=== WRITTEN TASK ===
Your task is to count the lines of the entries below that include the word "React" and to give only the resulting number.

— Start MATERIAL PROVIDED —

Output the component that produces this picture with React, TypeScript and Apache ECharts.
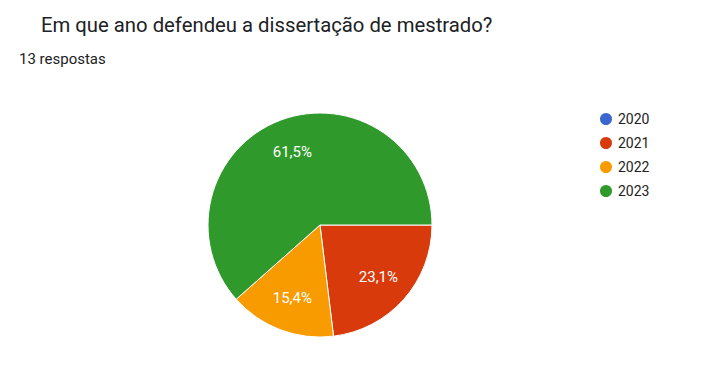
import React, { useEffect, useRef } from "react";
import * as echarts from "echarts";

const title = "Em que ano defendeu a dissertação de mestrado?";
const subtitle = "13 respostas";
const categories = ["2020", "2021", "2022", "2023"];
const counts = [0, 3, 2, 8];
const colors = ["#3b67cf", "#d83a0c", "#f89b00", "#2f9a2b"];

export default function App() {
  const ref = useRef<HTMLDivElement>(null);
  useEffect(() => {
    if (!ref.current) return;
    const chart = echarts.init(ref.current, null, { renderer: "svg" });
    const total = counts.reduce((a, b) => a + b, 0);
    const data = categories.map((c, i) => ({
      name: c,
      value: counts[i],
      itemStyle: { color: colors[i] },
    }));
    chart.setOption({
      animation: false,
      backgroundColor: "#ffffff",
      title: [
        {
          text: title,
          left: 36,
          top: 10,
          textStyle: {
            fontFamily: "Roboto",
            fontSize: 20.3,
            fontWeight: "normal",
            color: "#202124",
          },
        },
        {
          text: subtitle,
          left: 14,
          top: 46,
          textStyle: {
            fontFamily: "Roboto",
            fontSize: 15,
            fontWeight: "normal",
            color: "#202124",
          },
        },
      ],
      legend: {
        orient: "vertical",
        left: 593,
        top: 106,
        icon: "circle",
        itemWidth: 14,
        itemHeight: 14,
        itemGap: 8,
        data: categories,
        textStyle: { fontFamily: "Roboto", fontSize: 14, color: "#222222" },
      },
      series: [
        {
          type: "pie",
          center: [320, 225],
          radius: [0, 112],
          startAngle: 0,
          clockwise: true,
          silent: true,
          label: { show: false },
          labelLine: { show: false },
          itemStyle: { borderColor: "#ffffff", borderWidth: 1 },
          data,
        },
        {
          type: "pie",
          center: [320, 225],
          radius: [38, 112],
          startAngle: 0,
          clockwise: true,
          silent: true,
          legendHoverLink: false,
          itemStyle: { color: "rgba(0,0,0,0)", borderWidth: 0 },
          label: {
            show: true,
            position: "inside",
            color: "#ffffff",
            fontFamily: "Roboto",
            fontSize: 15,
            formatter: (p: any) =>
              p.value > 0
                ? ((p.value / total) * 100).toFixed(1).replace(".", ",") + "%"
                : "",
          },
          labelLine: { show: false },
          data: categories.map((c, i) => ({ name: c, value: counts[i] })),
        },
      ],
    });
    return () => chart.dispose();
  }, []);
  return (
    <div
      ref={ref}
      style={{ position: "fixed", left: 0, top: 0, width: 725, height: 372 }}
    />
  );
}
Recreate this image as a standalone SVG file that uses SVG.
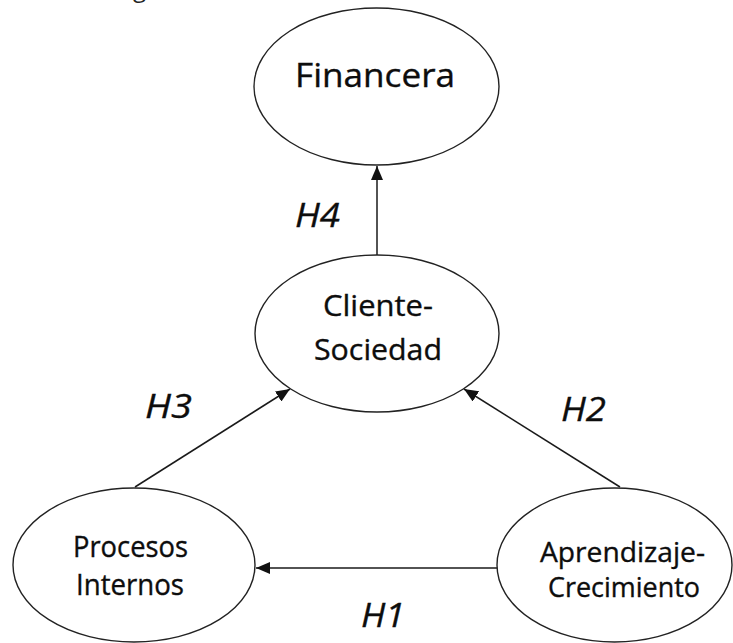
<svg xmlns="http://www.w3.org/2000/svg" width="733" height="643" viewBox="0 0 733 643">
  <style>
    .node ellipse { fill: #ffffff; stroke: #222222; stroke-width: 1.4; }
    .node text { font-family: "Open Sans", "Noto Sans", sans-serif; fill: #0d0d0d; stroke: #0d0d0d; stroke-width: 0.35; text-anchor: middle; }
    .edge { stroke: #1a1a1a; stroke-width: 1.5; fill: none; marker-end: url(#arrow); }
    .hyp { font-family: "Open Sans", "Noto Sans", sans-serif; font-style: italic; font-size: 33px; fill: #0d0d0d; stroke: #0d0d0d; stroke-width: 0.35; }
  </style>
  <defs>
    <marker id="arrow" markerUnits="userSpaceOnUse" markerWidth="14" markerHeight="12" viewBox="0 0 14 12" refX="14" refY="6" orient="auto">
      <path d="M0,0 L14,6 L0,12 Z" fill="#111111"/>
    </marker>
  </defs>
  <rect width="733" height="643" fill="#ffffff"/>

  <!-- heading fragment at the top edge -->
  <text x="133" y="-3" font-family="Open Sans, sans-serif" font-size="24" fill="#222222">g</text>

  <!-- connectors -->
  <g id="connectors">
    <line class="edge" x1="377" y1="255" x2="377" y2="166"/>
    <line class="edge" x1="135" y1="487" x2="290" y2="389"/>
    <line class="edge" x1="620" y1="487" x2="464" y2="389"/>
    <line class="edge" x1="498" y1="568" x2="256" y2="568"/>
    <text class="hyp" x="295" y="227" textLength="45" lengthAdjust="spacingAndGlyphs">H4</text>
    <text class="hyp" x="145" y="418" textLength="47" lengthAdjust="spacingAndGlyphs">H3</text>
    <text class="hyp" x="561" y="421" textLength="45" lengthAdjust="spacingAndGlyphs">H2</text>
    <text class="hyp" x="361" y="627" textLength="44" lengthAdjust="spacingAndGlyphs">H1</text>
  </g>

  <g id="financera" class="node">
    <ellipse cx="376.5" cy="86.5" rx="122.5" ry="78.5"/>
    <text x="375" y="87" font-size="33" textLength="160" lengthAdjust="spacingAndGlyphs">Financera</text>
  </g>

  <g id="cliente-sociedad" class="node">
    <ellipse cx="377" cy="333.5" rx="122" ry="78.5"/>
    <text x="378" y="316" font-size="30" textLength="110" lengthAdjust="spacingAndGlyphs">Cliente-</text>
    <text x="378" y="360" font-size="30" textLength="128" lengthAdjust="spacingAndGlyphs">Sociedad</text>
  </g>

  <g id="procesos-internos" class="node">
    <ellipse cx="134" cy="565" rx="121" ry="77"/>
    <text x="130.5" y="557" font-size="29" textLength="115" lengthAdjust="spacingAndGlyphs">Procesos</text>
    <text x="130" y="595" font-size="29" textLength="108" lengthAdjust="spacingAndGlyphs">Internos</text>
  </g>

  <g id="aprendizaje-crecimiento" class="node">
    <ellipse cx="614.5" cy="565" rx="117.5" ry="77"/>
    <text x="622.5" y="562" font-size="27" textLength="165" lengthAdjust="spacingAndGlyphs">Aprendizaje-</text>
    <text x="624" y="597" font-size="27" textLength="152" lengthAdjust="spacingAndGlyphs">Crecimiento</text>
  </g>
</svg>
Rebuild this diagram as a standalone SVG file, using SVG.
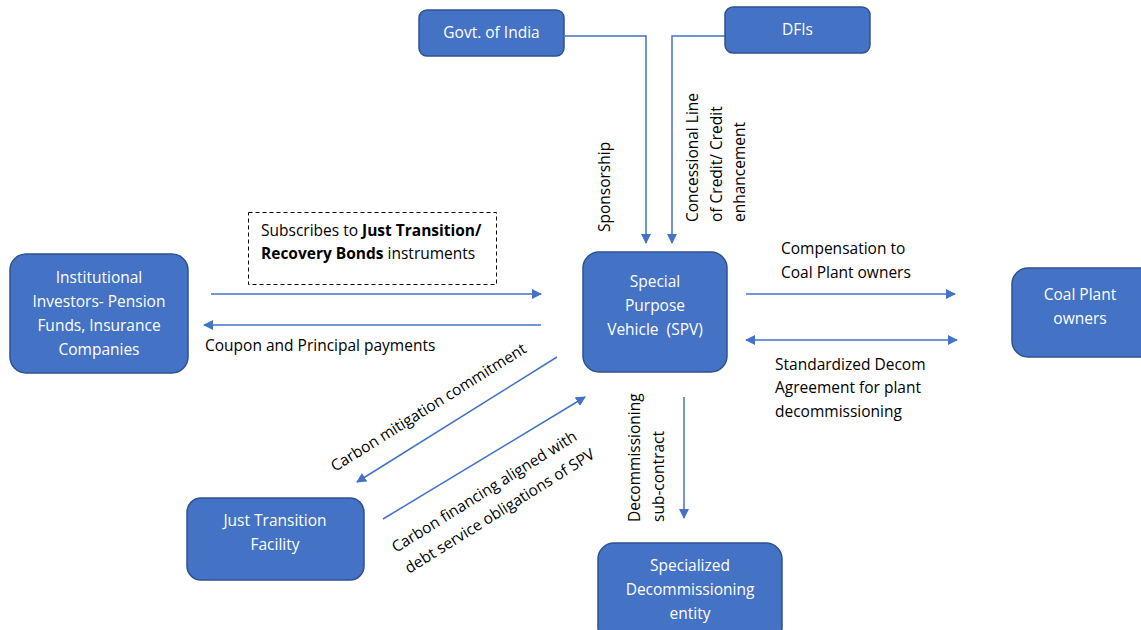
<svg xmlns="http://www.w3.org/2000/svg" width="1141" height="630" viewBox="0 0 1141 630">
<defs>
<style>
.box{fill:#4472C4;stroke:#2F528F;stroke-width:1.5}
.bt{fill:#fff;font-family:"Open Sans","Liberation Sans",sans-serif;font-size:15.5px;text-anchor:middle;white-space:pre}
.lt{fill:#000;font-family:"Open Sans","Liberation Sans",sans-serif;font-size:15.5px}
.ln{fill:none;stroke:#4472C4;stroke-width:1.5}
</style>
<marker id="ah" viewBox="0 0 10 10" refX="9" refY="5" markerWidth="10" markerHeight="10" markerUnits="userSpaceOnUse" orient="auto">
<path d="M0,0 L10,5 L0,10 z" fill="#4472C4"/>
</marker>
<marker id="as" viewBox="0 0 10 10" refX="1" refY="5" markerWidth="10" markerHeight="10" markerUnits="userSpaceOnUse" orient="auto">
<path d="M10,0 L0,5 L10,10 z" fill="#4472C4"/>
</marker>
</defs>
<rect width="1141" height="630" fill="#fff"/>

<g id="connectors">
<polyline class="ln" points="565,36 646,36 646,243" marker-end="url(#ah)"/>
<polyline class="ln" points="725,36 672,36 672,243" marker-end="url(#ah)"/>
<line class="ln" x1="211" y1="294" x2="541" y2="294" marker-end="url(#ah)"/>
<line class="ln" x1="541" y1="325" x2="204" y2="325" marker-end="url(#ah)"/>
<line class="ln" x1="746" y1="294" x2="955" y2="294" marker-end="url(#ah)"/>
<line class="ln" x1="746" y1="340" x2="957" y2="340" marker-start="url(#as)" marker-end="url(#ah)"/>
<line class="ln" x1="557" y1="357" x2="357" y2="482" marker-end="url(#ah)"/>
<line class="ln" x1="383" y1="519" x2="585" y2="397" marker-end="url(#ah)"/>
<line class="ln" x1="684" y1="397" x2="684" y2="518" marker-end="url(#ah)"/>

<text class="lt" transform="translate(610,232) rotate(-90)">Sponsorship</text>
<text class="lt" transform="translate(698,222) rotate(-90)">Concessional Line</text>
<text class="lt" transform="translate(722,222) rotate(-90)">of Credit/ Credit</text>
<text class="lt" transform="translate(745,222) rotate(-90)">enhancement</text>

<rect x="248.5" y="212.5" width="248" height="72" fill="none" stroke="#000" stroke-width="1" stroke-dasharray="4,3"/>
<text class="lt" x="261" y="236">Subscribes to <tspan font-weight="bold">Just Transition/</tspan></text>
<text class="lt" x="261" y="259"><tspan font-weight="bold">Recovery Bonds</tspan> instruments</text>
<text class="lt" x="205" y="351">Coupon and Principal payments</text>

<text class="lt" x="781" y="254">Compensation to</text>
<text class="lt" x="781" y="278">Coal Plant owners</text>
<text class="lt" x="775" y="370">Standardized Decom</text>
<text class="lt" x="775" y="393">Agreement for plant</text>
<text class="lt" x="775" y="417">decommissioning</text>

<text class="lt" transform="translate(335,472) rotate(-32)">Carbon mitigation commitment</text>
<text class="lt" transform="translate(396,553) rotate(-32)">Carbon financing aligned with</text>
<text class="lt" transform="translate(409,574) rotate(-32)">debt service obligations of SPV</text>

<text class="lt" transform="translate(640,522) rotate(-90)">Decommissioning</text>
<text class="lt" transform="translate(664,522) rotate(-90)">sub-contract</text>
</g>

<g id="govt">
<rect class="box" x="419" y="10" width="145" height="46" rx="8"/>
<text class="bt" x="491.5" y="38">Govt. of India</text>
</g>
<g id="dfis">
<rect class="box" x="725" y="7" width="145" height="46" rx="8"/>
<text class="bt" x="797.5" y="35">DFIs</text>
</g>
<g id="investors">
<rect class="box" x="10" y="254" width="178" height="119" rx="16"/>
<text class="bt" x="99" y="283">Institutional</text>
<text class="bt" x="99" y="307">Investors- Pension</text>
<text class="bt" x="99" y="331">Funds, Insurance</text>
<text class="bt" x="99" y="355">Companies</text>
</g>
<g id="spv">
<rect class="box" x="583" y="252" width="144" height="120" rx="16"/>
<text class="bt" x="655" y="287">Special</text>
<text class="bt" x="655" y="311">Purpose</text>
<text class="bt" x="655" y="335" xml:space="preserve">Vehicle  (SPV)</text>
</g>
<g id="coal">
<rect class="box" x="1012" y="268" width="145" height="89" rx="16"/>
<text class="bt" x="1080" y="300">Coal Plant</text>
<text class="bt" x="1080" y="324">owners</text>
</g>
<g id="jtf">
<rect class="box" x="187" y="498" width="177" height="82" rx="14"/>
<text class="bt" x="275" y="526">Just Transition</text>
<text class="bt" x="275" y="550">Facility</text>
</g>
<g id="decom">
<rect class="box" x="598" y="543" width="184" height="100" rx="16"/>
<text class="bt" x="690" y="571">Specialized</text>
<text class="bt" x="690" y="595">Decommissioning</text>
<text class="bt" x="690" y="619">entity</text>
</g>
</svg>
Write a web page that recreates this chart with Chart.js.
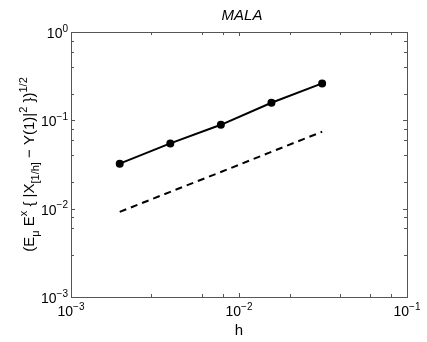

— End MATERIAL PROVIDED —

=== ANSWER BELOW ===
2